Use v80-smi list to discover available board addresses. The format is BB:DD (no function suffix) – copy the address directly from the command output. See Use Multiple Boards for more detail.

Clock Frequency Control

VRT exposes runtime clock frequency control, which has no direct XRT equivalent:

std::cout << "Current: " << device.getFrequency() << " Hz\n";
std::cout << "Max:     " << device.getMaxFrequency() << " Hz\n";

device.setFrequency(300000000);  // 300 MHz

See Set Clock Frequency for more detail.

Emulation and Simulation

XRT: Set XCL_EMULATION_MODE=hw_emu or sw_emu and run with an emulation xclbin.

VRT: Build the design for the target platform (hw, emu, or sim) and use the corresponding vbin. The platform is auto-detected – no environment variable needed:

// Same host code for all three. The vbin determines the platform.
vrt::Device device(bdf, "design_emu.vbin");

// Check which platform is active:
if (device.getPlatform() == vrt::Platform::EMULATION) {
    std::cout << "Running in emulation mode\n";
}

Platform values: vrt::Platform::HARDWARE, vrt::Platform::EMULATION, vrt::Platform::SIMULATION.

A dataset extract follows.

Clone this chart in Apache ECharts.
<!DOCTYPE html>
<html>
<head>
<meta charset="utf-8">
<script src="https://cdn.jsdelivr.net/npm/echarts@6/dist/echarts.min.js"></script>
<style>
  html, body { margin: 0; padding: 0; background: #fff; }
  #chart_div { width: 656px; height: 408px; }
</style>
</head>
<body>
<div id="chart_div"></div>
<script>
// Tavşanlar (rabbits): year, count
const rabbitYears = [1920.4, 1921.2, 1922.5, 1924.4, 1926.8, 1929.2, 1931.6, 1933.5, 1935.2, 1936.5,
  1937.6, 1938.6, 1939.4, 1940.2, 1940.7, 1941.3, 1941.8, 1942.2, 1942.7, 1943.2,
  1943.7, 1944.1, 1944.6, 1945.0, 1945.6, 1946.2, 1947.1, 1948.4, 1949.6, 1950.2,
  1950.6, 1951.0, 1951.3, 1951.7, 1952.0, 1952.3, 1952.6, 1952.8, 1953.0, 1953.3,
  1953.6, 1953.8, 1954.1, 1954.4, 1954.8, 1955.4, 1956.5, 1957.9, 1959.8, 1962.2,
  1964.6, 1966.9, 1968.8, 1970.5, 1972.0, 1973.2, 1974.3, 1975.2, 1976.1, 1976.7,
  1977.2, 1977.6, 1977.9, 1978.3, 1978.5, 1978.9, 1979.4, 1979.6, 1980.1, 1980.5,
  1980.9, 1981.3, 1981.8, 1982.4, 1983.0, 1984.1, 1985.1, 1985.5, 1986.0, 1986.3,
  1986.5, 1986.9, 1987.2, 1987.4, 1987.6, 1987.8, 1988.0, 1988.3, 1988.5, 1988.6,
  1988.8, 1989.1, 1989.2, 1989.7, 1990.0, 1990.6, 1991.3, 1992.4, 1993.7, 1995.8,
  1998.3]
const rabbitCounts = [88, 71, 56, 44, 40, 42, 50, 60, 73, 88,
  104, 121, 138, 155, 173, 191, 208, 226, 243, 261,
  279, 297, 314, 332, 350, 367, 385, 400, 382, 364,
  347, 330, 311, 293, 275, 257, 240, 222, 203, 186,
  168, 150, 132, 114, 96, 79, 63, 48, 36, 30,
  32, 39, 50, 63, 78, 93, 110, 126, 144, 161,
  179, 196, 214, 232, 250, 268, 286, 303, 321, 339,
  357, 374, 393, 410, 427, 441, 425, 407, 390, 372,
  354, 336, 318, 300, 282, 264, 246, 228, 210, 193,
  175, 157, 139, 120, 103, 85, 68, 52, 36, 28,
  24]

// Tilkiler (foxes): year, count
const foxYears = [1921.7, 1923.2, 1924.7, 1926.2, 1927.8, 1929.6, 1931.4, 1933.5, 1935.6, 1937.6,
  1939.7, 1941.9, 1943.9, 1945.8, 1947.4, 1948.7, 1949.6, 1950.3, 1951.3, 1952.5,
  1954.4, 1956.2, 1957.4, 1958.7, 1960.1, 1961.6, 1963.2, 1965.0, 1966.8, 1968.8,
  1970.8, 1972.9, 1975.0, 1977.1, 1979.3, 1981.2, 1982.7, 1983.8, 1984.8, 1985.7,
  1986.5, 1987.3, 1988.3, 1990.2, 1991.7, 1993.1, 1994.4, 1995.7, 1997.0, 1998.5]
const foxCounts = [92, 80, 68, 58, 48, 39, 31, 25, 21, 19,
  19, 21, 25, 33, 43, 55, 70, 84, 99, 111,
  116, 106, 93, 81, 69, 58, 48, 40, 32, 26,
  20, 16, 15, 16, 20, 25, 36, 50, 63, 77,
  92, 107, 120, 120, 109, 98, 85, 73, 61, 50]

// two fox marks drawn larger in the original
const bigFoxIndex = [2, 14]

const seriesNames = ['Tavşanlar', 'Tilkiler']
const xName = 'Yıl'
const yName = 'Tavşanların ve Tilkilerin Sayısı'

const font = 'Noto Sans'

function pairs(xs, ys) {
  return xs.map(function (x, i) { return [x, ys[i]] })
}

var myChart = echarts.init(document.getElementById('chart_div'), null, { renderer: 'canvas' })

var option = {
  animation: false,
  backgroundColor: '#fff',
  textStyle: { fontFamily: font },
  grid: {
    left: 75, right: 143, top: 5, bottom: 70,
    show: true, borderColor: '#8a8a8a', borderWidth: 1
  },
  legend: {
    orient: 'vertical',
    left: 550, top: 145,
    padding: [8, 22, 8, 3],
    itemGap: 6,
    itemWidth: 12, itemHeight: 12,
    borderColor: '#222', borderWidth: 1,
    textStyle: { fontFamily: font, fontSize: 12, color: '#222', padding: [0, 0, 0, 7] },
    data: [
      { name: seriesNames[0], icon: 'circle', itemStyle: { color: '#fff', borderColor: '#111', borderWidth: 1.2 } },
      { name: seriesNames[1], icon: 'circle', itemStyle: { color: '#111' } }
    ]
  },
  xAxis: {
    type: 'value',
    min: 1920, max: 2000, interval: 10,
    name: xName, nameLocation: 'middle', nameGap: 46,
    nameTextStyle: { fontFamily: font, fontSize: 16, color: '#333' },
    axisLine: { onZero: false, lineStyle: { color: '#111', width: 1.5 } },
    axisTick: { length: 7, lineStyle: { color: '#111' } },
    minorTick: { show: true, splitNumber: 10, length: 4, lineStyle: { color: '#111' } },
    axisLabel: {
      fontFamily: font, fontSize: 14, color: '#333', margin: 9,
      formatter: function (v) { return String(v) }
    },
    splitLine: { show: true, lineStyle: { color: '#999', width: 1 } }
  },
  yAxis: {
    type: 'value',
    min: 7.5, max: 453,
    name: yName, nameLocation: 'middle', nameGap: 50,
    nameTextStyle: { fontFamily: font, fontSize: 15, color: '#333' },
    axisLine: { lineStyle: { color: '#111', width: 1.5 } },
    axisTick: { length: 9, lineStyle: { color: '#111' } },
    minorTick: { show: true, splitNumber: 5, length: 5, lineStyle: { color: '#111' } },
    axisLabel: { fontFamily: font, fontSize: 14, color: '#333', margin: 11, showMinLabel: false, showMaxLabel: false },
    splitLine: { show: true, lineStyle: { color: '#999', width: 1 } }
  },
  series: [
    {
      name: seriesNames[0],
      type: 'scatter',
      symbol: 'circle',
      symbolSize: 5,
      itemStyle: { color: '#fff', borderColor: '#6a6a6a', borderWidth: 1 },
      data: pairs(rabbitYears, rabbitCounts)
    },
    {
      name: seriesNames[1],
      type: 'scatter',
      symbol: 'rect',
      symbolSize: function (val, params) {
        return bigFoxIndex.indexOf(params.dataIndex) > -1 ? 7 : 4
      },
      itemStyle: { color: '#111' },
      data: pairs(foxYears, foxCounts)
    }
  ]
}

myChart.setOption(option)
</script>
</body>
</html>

See Platform Modes for further background.

Logging

VRT has a built-in logger with configurable verbosity:

#include <vrt/utils/logger.hpp>

vrt::utils::Logger::setLogLevel(vrt::utils::LogLevel::DEBUG);

Log levels: NONE, WARN, ERROR, INFO, DEBUG.

Complete Example: Vector Add

Here is a minimal vadd host program showing the full XRT-to-VRT translation.

XRT version:

#include <xrt/xrt_device.h>
#include <xrt/xrt_kernel.h>
#include <xrt/xrt_bo.h>

int main() {
    auto device = xrt::device(0);
    auto uuid = device.load_xclbin("vadd.xclbin");
    auto kernel = xrt::kernel(device, uuid, "vadd");

    auto bo_a = xrt::bo(device, 1024 * sizeof(int), kernel.group_id(0));
    auto bo_b = xrt::bo(device, 1024 * sizeof(int), kernel.group_id(1));
    auto bo_c = xrt::bo(device, 1024 * sizeof(int), kernel.group_id(2));

    auto a = bo_a.map<int*>();
    auto b = bo_b.map<int*>();
    for (int i = 0; i < 1024; i++) { a[i] = i; b[i] = i; }

    bo_a.sync(XCL_BO_SYNC_BO_TO_DEVICE);
    bo_b.sync(XCL_BO_SYNC_BO_TO_DEVICE);

    auto run = xrt::run(kernel);
    run.set_arg(0, bo_a);
    run.set_arg(1, bo_b);
    run.set_arg(2, bo_c);
    run.set_arg(3, 1024);
    run.start();
    run.wait();

    bo_c.sync(XCL_BO_SYNC_BO_FROM_DEVICE);
    auto c = bo_c.map<int*>();
    // verify c[i] == 2*i
}

VRT version:

#include <vrt/device.hpp>
#include <vrt/kernel.hpp>
#include <vrt/buffer.hpp>

int main() {
    vrt::Device device("d8:00", "vadd.vbin");
    vrt::Kernel vadd(device, "vadd_0");

    vrt::Buffer<int> a(device, 1024, vadd.argMemoryConfig("a"));
    vrt::Buffer<int> b(device, 1024, vadd.argMemoryConfig("b"));
    vrt::Buffer<int> c(device, 1024, vadd.argMemoryConfig("c"));

    for (int i = 0; i < 1024; i++) { a[i] = i; b[i] = i; }

    a.sync(vrt::SyncType::HOST_TO_DEVICE);
    b.sync(vrt::SyncType::HOST_TO_DEVICE);

    // One-call blocking form (set args + start + wait):
    vadd.call(a, b, c, 1024);

    // Equivalent staged form:
    //   vadd.setArg("a", a);
    //   vadd.setArg("b", b);
    //   vadd.setArg("c", c);
    //   vadd.setArg("size", 1024);
    //   vadd.start();   // non-blocking
    //   vadd.wait();

    c.sync(vrt::SyncType::DEVICE_TO_HOST);
    // verify c[i] == 2*i
}

Key differences at a glance:

  • Device by BDF, not index. Programming and xclbin-loading combined into the constructor.

  • No UUID. Kernel lookup by name only.

  • No separate xrt::run object. call/start/setArg/wait live on Kernel directly.

  • Buffers are typed and element-counted. Memory placement via argMemoryConfig().

  • Explicit sync() with enum direction instead of XCL_BO_SYNC_* macros.

  • Device and buffer cleanup is automatic via RAII, same as XRT.